# [Data for the task]
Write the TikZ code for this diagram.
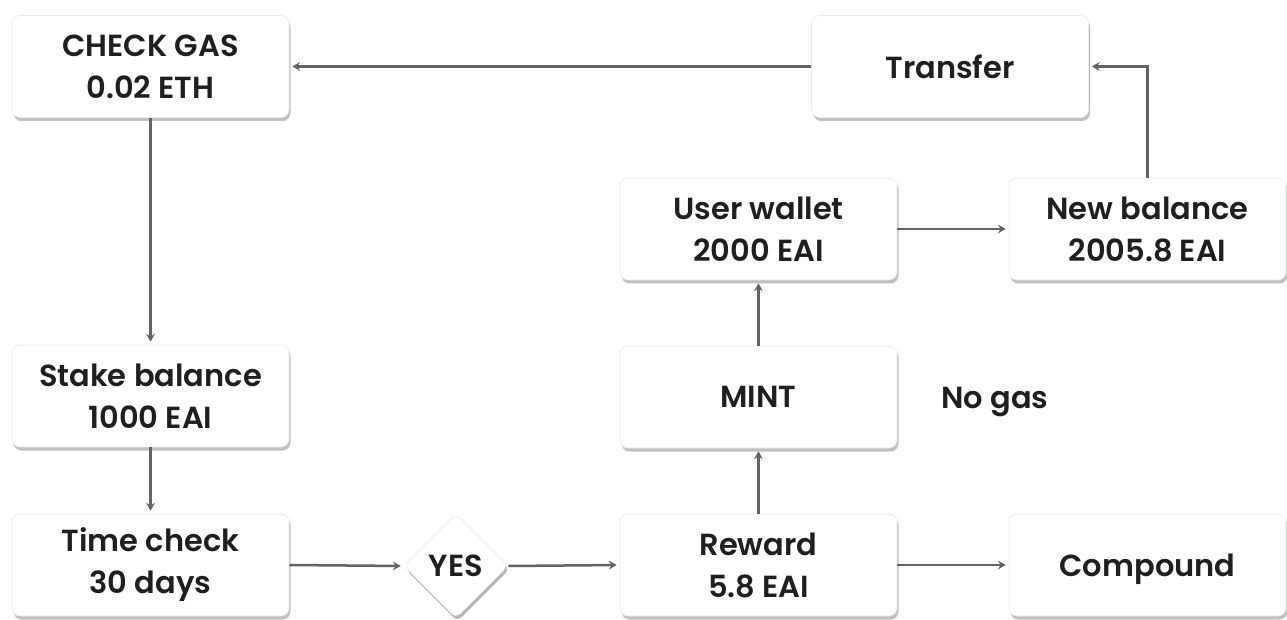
\documentclass[tikz,border=0pt]{standalone}
\usepackage{fontspec}
\setmainfont{Poppins SemiBold}
\usetikzlibrary{arrows.meta,shadows,shapes.geometric}
\definecolor{linegrey}{HTML}{636363}
\definecolor{txt}{HTML}{1F1F1F}
\newcommand{\nodepth}[1]{\raisebox{0pt}[\height][0pt]{#1}}
\tikzset{
  labelfont/.style={font=\fontsize{30.5}{42}\selectfont, text=txt},
  card/.style={draw=black!8, line width=0.6pt, fill=white, rounded corners=8pt,
    minimum width=277pt, minimum height=102pt, inner sep=0pt,
    align=center, labelfont,
    drop shadow={shadow xshift=1.5pt, shadow yshift=-3.5pt, opacity=0.35, fill=black!70}},
  choice/.style={diamond, draw=black!8, line width=0.6pt, fill=white, rounded corners=6pt,
    minimum width=104pt, minimum height=104pt, inner sep=0pt, aspect=1, labelfont,
    drop shadow={shadow xshift=1.5pt, shadow yshift=-3.5pt, opacity=0.4, fill=black!70}},
  flow/.style={draw=linegrey, line width=2.5pt, -{Stealth[length=8pt,width=9pt,inset=3pt]},
    shorten >=3pt}
}
\begin{document}
\begin{tikzpicture}[x=1pt,y=1pt]
\useasboundingbox (0,0) rectangle (1287,619);
\node[card] (gas)     at (150.5,552.5) {CHECK GAS\\0.02 ETH};
\node[card] (transfer) at (950,552.5)  {Transfer};
\node[card] (wallet)  at (758.5,390)   {User wallet\\2000 EAI};
\node[card] (newbal)  at (1147.5,390)  {New balance\\2005.8 EAI};
\node[card] (stake)   at (150.5,223)   {Stake balance\\1000 EAI};
\node[card] (mint)    at (758.5,222)   {MINT};
\node[card] (time)    at (150.5,54)    {Time check\\30 days};
\node[card] (reward)  at (758.5,54)    {Reward\\5.8 EAI};
\node[card] (compound) at (1147.5,54)  {\nodepth{Compound}};
\node[choice] (yes)   at (456,53)      {YES};
\node[labelfont] (nogas) at (995,221) {\nodepth{No gas}};

\draw[flow] (transfer.west) -- (gas.east);
\draw[flow] (gas.south) -- (stake.north);
\draw[flow] (stake.south) -- (time.north);
\draw[flow] (time.east) -- (yes.west);
\draw[flow] (yes.east) -- (reward.west);
\draw[flow] (reward.north) -- (mint.south);
\draw[flow] (mint.north) -- (wallet.south);
\draw[flow] (wallet.east) -- (newbal.west);
\draw[flow] (newbal.north) |- (transfer.east);
\draw[flow] (reward.east) -- (compound.west);
\end{tikzpicture}
\end{document}
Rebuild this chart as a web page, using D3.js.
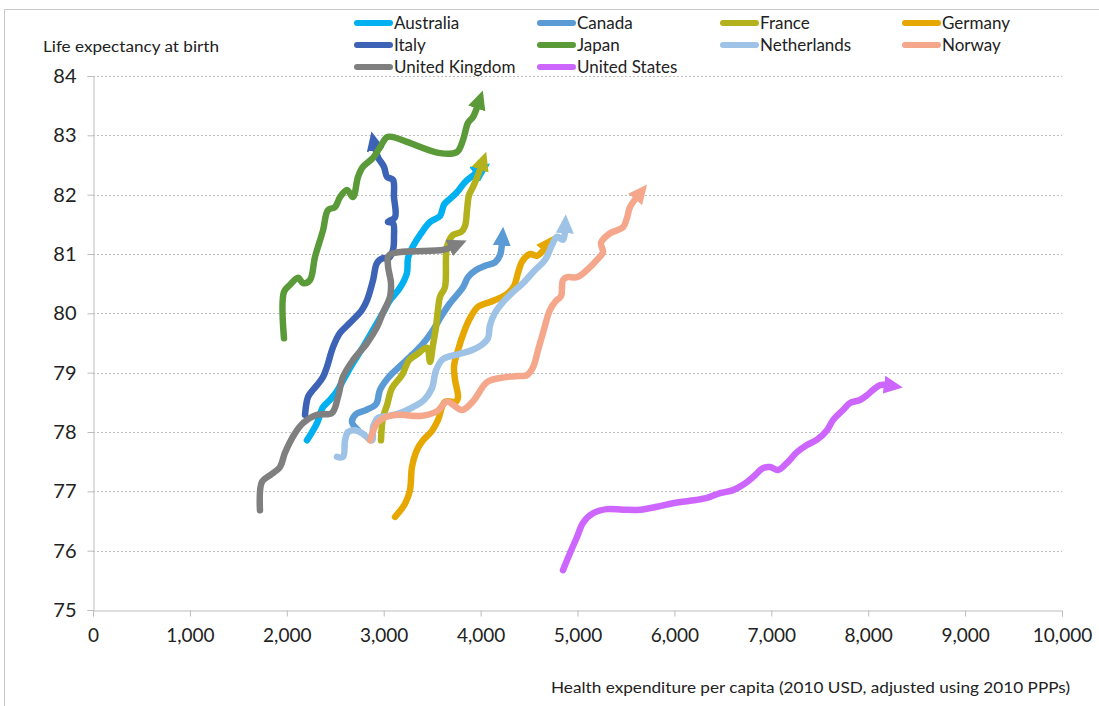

# [Work to complete]
Without including the pictures, return each record above exactly as it stands.

# [Solution for this problem]
Write the TikZ code for this diagram.
\documentclass[tikz,border=0pt]{standalone}
\usepackage{fontspec}
\setmainfont{Poppins SemiBold}
\usetikzlibrary{arrows.meta,shadows,shapes.geometric}
\definecolor{linegrey}{HTML}{636363}
\definecolor{txt}{HTML}{1F1F1F}
\newcommand{\nodepth}[1]{\raisebox{0pt}[\height][0pt]{#1}}
\tikzset{
  labelfont/.style={font=\fontsize{30.5}{42}\selectfont, text=txt},
  card/.style={draw=black!8, line width=0.6pt, fill=white, rounded corners=8pt,
    minimum width=277pt, minimum height=102pt, inner sep=0pt,
    align=center, labelfont,
    drop shadow={shadow xshift=1.5pt, shadow yshift=-3.5pt, opacity=0.35, fill=black!70}},
  choice/.style={diamond, draw=black!8, line width=0.6pt, fill=white, rounded corners=6pt,
    minimum width=104pt, minimum height=104pt, inner sep=0pt, aspect=1, labelfont,
    drop shadow={shadow xshift=1.5pt, shadow yshift=-3.5pt, opacity=0.4, fill=black!70}},
  flow/.style={draw=linegrey, line width=2.5pt, -{Stealth[length=8pt,width=9pt,inset=3pt]},
    shorten >=3pt}
}
\begin{document}
\begin{tikzpicture}[x=1pt,y=1pt]
\useasboundingbox (0,0) rectangle (1287,619);
\node[card] (gas)     at (150.5,552.5) {CHECK GAS\\0.02 ETH};
\node[card] (transfer) at (950,552.5)  {Transfer};
\node[card] (wallet)  at (758.5,390)   {User wallet\\2000 EAI};
\node[card] (newbal)  at (1147.5,390)  {New balance\\2005.8 EAI};
\node[card] (stake)   at (150.5,223)   {Stake balance\\1000 EAI};
\node[card] (mint)    at (758.5,222)   {MINT};
\node[card] (time)    at (150.5,54)    {Time check\\30 days};
\node[card] (reward)  at (758.5,54)    {Reward\\5.8 EAI};
\node[card] (compound) at (1147.5,54)  {\nodepth{Compound}};
\node[choice] (yes)   at (456,53)      {YES};
\node[labelfont] (nogas) at (995,221) {\nodepth{No gas}};

\draw[flow] (transfer.west) -- (gas.east);
\draw[flow] (gas.south) -- (stake.north);
\draw[flow] (stake.south) -- (time.north);
\draw[flow] (time.east) -- (yes.west);
\draw[flow] (yes.east) -- (reward.west);
\draw[flow] (reward.north) -- (mint.south);
\draw[flow] (mint.north) -- (wallet.south);
\draw[flow] (wallet.east) -- (newbal.west);
\draw[flow] (newbal.north) |- (transfer.east);
\draw[flow] (reward.east) -- (compound.west);
\end{tikzpicture}
\end{document}
Rebuild this chart as a web page, using D3.js.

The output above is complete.